For Ms. Kingsolver, at least, the exercise paid off. "Animal, Vegetable, Miracle" has sold 120,000 copies since it was published in May, according to Nielsen Book-Scan, and word of mouth continues to drive sales: This coming Sunday, the book rises to no. 9 from no. 13 on the New York Times hardcover nonfiction list.
The other authors, who lack Ms. Kingsolver's large following, have not been so lucky. "Plenty" has sold 5,000 copies since it was published in April. "Give It Up!" and "Not Buying It" have each sold a modest but respectable 10,000 copies — suggesting that their anti-consumerist message is being listened to, if not exactly heeded.
The editor of "Plenty" at Harmony Books, an imprint of Crown, John Glusman, said he didn't think the similarity to Ms. Kingsolver's book had hurt sales. "We see James and Alisa's audience as slightly younger [than Ms. Kingsolver's], and we think the real life of the book will be in trade paperback," he said.
But how many would-be Thoreaus can the market bear? Mr. Beavan's book won't be out until 2009, at which point he may find himself late to the locally grown feast. Ms. Oswald said that when she acquired "No Impact Man" last fall, the trend hadn't yet presented itself.
"If I was looking at this project now, I would be more concerned and forced to think in those ways about it," she said. "But the fact is that Colin, in a way, is helping to create the trend." Through his blog, "No Impact Man," and appearances on "Good Morning America," "He is building an audience and becoming an authority, so by the time the book comes out he [won't be] an unknown quantity."
That these authors have all chosen to maintain their Spartan lifestyles for the same length of time raises the question: What is so magical, in publishing terms, about a year?

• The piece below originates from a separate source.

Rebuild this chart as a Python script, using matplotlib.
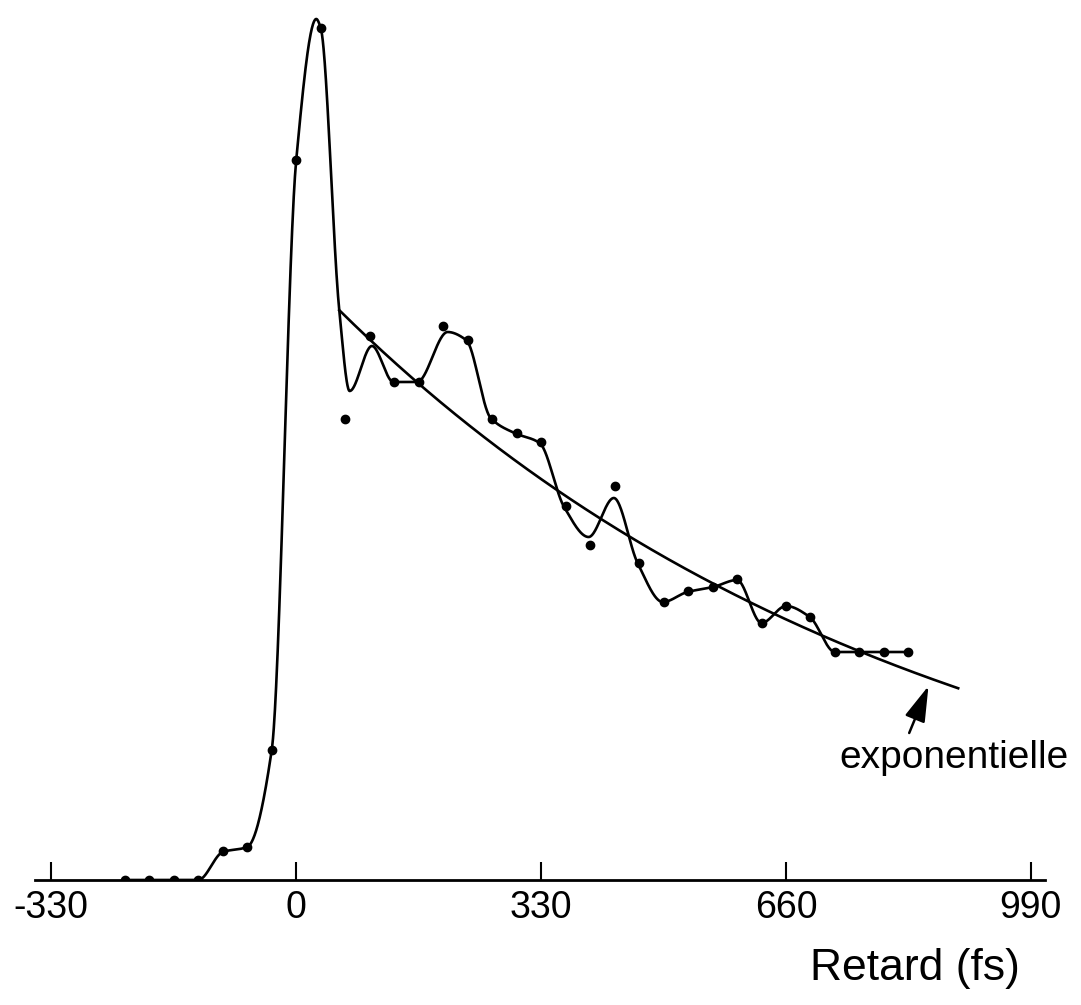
import numpy as np
import matplotlib
matplotlib.use("Agg")
import matplotlib.pyplot as plt

plt.rcParams['font.family'] = ['Liberation Sans', 'DejaVu Sans']

# measured points (delay in fs, signal in arbitrary units)
delay = [-231, -198, -165, -132, -99, -66, -33, 0, 33, 66, 99, 132, 165, 198,
         231, 264, 297, 330, 363, 396, 429, 462, 495, 528, 561, 594, 627,
         660, 693, 726, 759, 792, 825]
signal = [0, 0, 0, 0, 29, 33, 130, 720, 852, 461, 544, 498, 498, 554,
          540, 461, 447, 438, 374, 335, 394, 317, 278, 289, 293, 301, 257,
          274, 263, 228, 228, 228, 228]

# hand-drawn guide curve, knots
curve_t = [-231, -132, -99, -66, -33, 0, 27, 33, 58, 72, 102, 131, 163, 204,
           229, 262, 294, 328, 361, 394, 428, 460, 494, 527, 562, 594, 627,
           660, 692, 726, 759, 792, 825]
curve_v = [0, 0, 28, 33, 130, 720, 861, 852, 570, 489, 534, 498, 498, 548,
           540, 462, 447, 437, 373, 343, 382, 317, 278, 288, 293, 300, 257,
           274, 263, 228, 228, 228, 228]

# exponential fit parameters
exp_amp = 624
exp_tau = 790
exp_off = -10
exp_start, exp_end = 58, 892

ticks = [-330, 0, 330, 660, 990]


def pchip(x, y, xs):
    x = np.asarray(x, float)
    y = np.asarray(y, float)
    h = np.diff(x)
    d = np.diff(y) / h
    m = np.zeros_like(y)
    m[0], m[-1] = d[0], d[-1]
    for k in range(1, len(x) - 1):
        if d[k - 1] * d[k] > 0:
            w1 = 2 * h[k] + h[k - 1]
            w2 = h[k] + 2 * h[k - 1]
            m[k] = (w1 + w2) / (w1 / d[k - 1] + w2 / d[k])
    idx = np.clip(np.searchsorted(x, xs) - 1, 0, len(x) - 2)
    hk = h[idx]
    s = (xs - x[idx]) / hk
    h00 = 2 * s**3 - 3 * s**2 + 1
    h10 = s**3 - 2 * s**2 + s
    h01 = -2 * s**3 + 3 * s**2
    h11 = s**3 - s**2
    return h00 * y[idx] + h10 * hk * m[idx] + h01 * y[idx + 1] + h11 * hk * m[idx + 1]


fig = plt.figure(figsize=(10.81, 10.05), dpi=100)
ax = fig.add_axes([35 / 1081, 125 / 1005, 1010 / 1081, 880 / 1005])

ts = np.linspace(curve_t[0], curve_t[-1], 2000)
ax.plot(ts, pchip(curve_t, curve_v, ts), color='black', lw=1.9)

te = np.linspace(exp_start, exp_end, 300)
ax.plot(te, exp_amp * np.exp(-te / exp_tau) + exp_off, color='black', lw=1.9)

ax.plot(delay, signal, 'o', color='black', ms=6)

ax.annotate('', xy=(852, 194), xytext=(826, 147),
            arrowprops=dict(arrowstyle='-|>,head_length=22,head_width=6.5',
                            mutation_scale=1, color='black', lw=1.8,
                            shrinkA=0, shrinkB=0))

ax.set_xlim(-352, 1009)
ax.set_ylim(0, 880)
for s in ['top', 'right', 'left']:
    ax.spines[s].set_visible(False)
ax.spines['bottom'].set_linewidth(2)
ax.set_yticks([])
ax.set_xticks(ticks)
ax.set_xticklabels([str(t) for t in ticks])
ax.tick_params(axis='x', direction='in', length=13, width=1.5, labelsize=27, pad=7)

fig.text(954 / 1081, 1 - 768 / 1005, 'exponentielle', fontsize=28, ha='center', va='baseline')
fig.text(915 / 1081, 1 - 968 / 1005, 'Retard (fs)', fontsize=32, ha='center', va='center')

fig.savefig('out.png', dpi=100)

Amazon teems with "year" titles, from the romantic (Peter Mayle's "A Year in Provence"), to the political ("My Year in Iraq," by Paul Bremer), to the ridiculous (A.J. Jacobs's forthcoming "The Year of Living Biblically: One Man's Humble Quest To Follow the Bible as Literally as Possible").
Even Thoreau found the 12-month frame a useful contrivance. He lived on Walden Pond for two years, and the process of writing the book stretched over several more, yet in "Walden" he claimed to recount the occurrences of one year only.

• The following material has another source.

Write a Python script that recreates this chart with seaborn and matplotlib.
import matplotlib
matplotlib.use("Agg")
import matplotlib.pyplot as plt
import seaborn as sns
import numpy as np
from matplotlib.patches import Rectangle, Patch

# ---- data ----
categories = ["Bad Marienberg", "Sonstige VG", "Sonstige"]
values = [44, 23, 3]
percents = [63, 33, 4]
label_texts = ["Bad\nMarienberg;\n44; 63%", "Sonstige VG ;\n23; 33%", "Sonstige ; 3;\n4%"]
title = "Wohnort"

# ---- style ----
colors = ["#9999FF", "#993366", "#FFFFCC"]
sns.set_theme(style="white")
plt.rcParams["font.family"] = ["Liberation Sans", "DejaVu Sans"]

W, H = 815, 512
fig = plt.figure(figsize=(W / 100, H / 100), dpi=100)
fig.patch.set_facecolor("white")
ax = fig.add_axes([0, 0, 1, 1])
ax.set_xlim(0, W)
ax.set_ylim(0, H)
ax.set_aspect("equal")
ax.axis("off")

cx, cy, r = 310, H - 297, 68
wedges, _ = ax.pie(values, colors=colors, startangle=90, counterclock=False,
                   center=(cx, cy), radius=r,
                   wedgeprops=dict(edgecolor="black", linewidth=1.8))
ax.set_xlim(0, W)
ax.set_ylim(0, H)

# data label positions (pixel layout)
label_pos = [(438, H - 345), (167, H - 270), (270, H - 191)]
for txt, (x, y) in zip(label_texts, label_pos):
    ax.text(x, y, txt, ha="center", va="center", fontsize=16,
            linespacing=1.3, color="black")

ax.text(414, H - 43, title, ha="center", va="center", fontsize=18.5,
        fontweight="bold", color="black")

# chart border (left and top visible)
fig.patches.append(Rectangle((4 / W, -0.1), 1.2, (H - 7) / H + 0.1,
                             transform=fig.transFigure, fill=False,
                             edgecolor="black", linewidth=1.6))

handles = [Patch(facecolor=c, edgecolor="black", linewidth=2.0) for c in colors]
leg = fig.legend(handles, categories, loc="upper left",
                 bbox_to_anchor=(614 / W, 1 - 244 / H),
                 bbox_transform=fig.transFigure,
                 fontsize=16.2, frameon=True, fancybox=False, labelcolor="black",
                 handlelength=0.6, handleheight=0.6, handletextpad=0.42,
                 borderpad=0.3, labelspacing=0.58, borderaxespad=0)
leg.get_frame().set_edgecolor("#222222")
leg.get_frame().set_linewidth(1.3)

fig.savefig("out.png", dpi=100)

The "My Year of X" format reflects the memoir's origins in journals or, today, in blogs. Ms. Smith and Mr. Mackinnon's book began as a blog, 100milediet.org, as did Julie Powell's less ecological, more epicurean food odyssey, "Julie and Julia: 365 Days, 524 Recipes, 1 Tiny Apartment Kitchen" (or, as the paperback is titled: "Julie and Julia: My Year of Cooking Dangerously").
The one-year experiment also appeals to a culture that believes in (or at least wishes for) spiritual renewal on the cheap: the idea that you can take a sabbatical from your investment banking job to be a yak herder in Nepal, then return to your life rejuvenated, with a new Zen perspective on your 90-hour work week. We change our minds, so that we don't have to change our lives.
The message of the eat-locally books is similarly seductive, and unthreatening: All we need to do to change the world is to educate ourselves, to cultivate awareness of our role in the environment. Which you can do by growing a garden, or giving up toilet paper — or, for $19.95, just buying this book.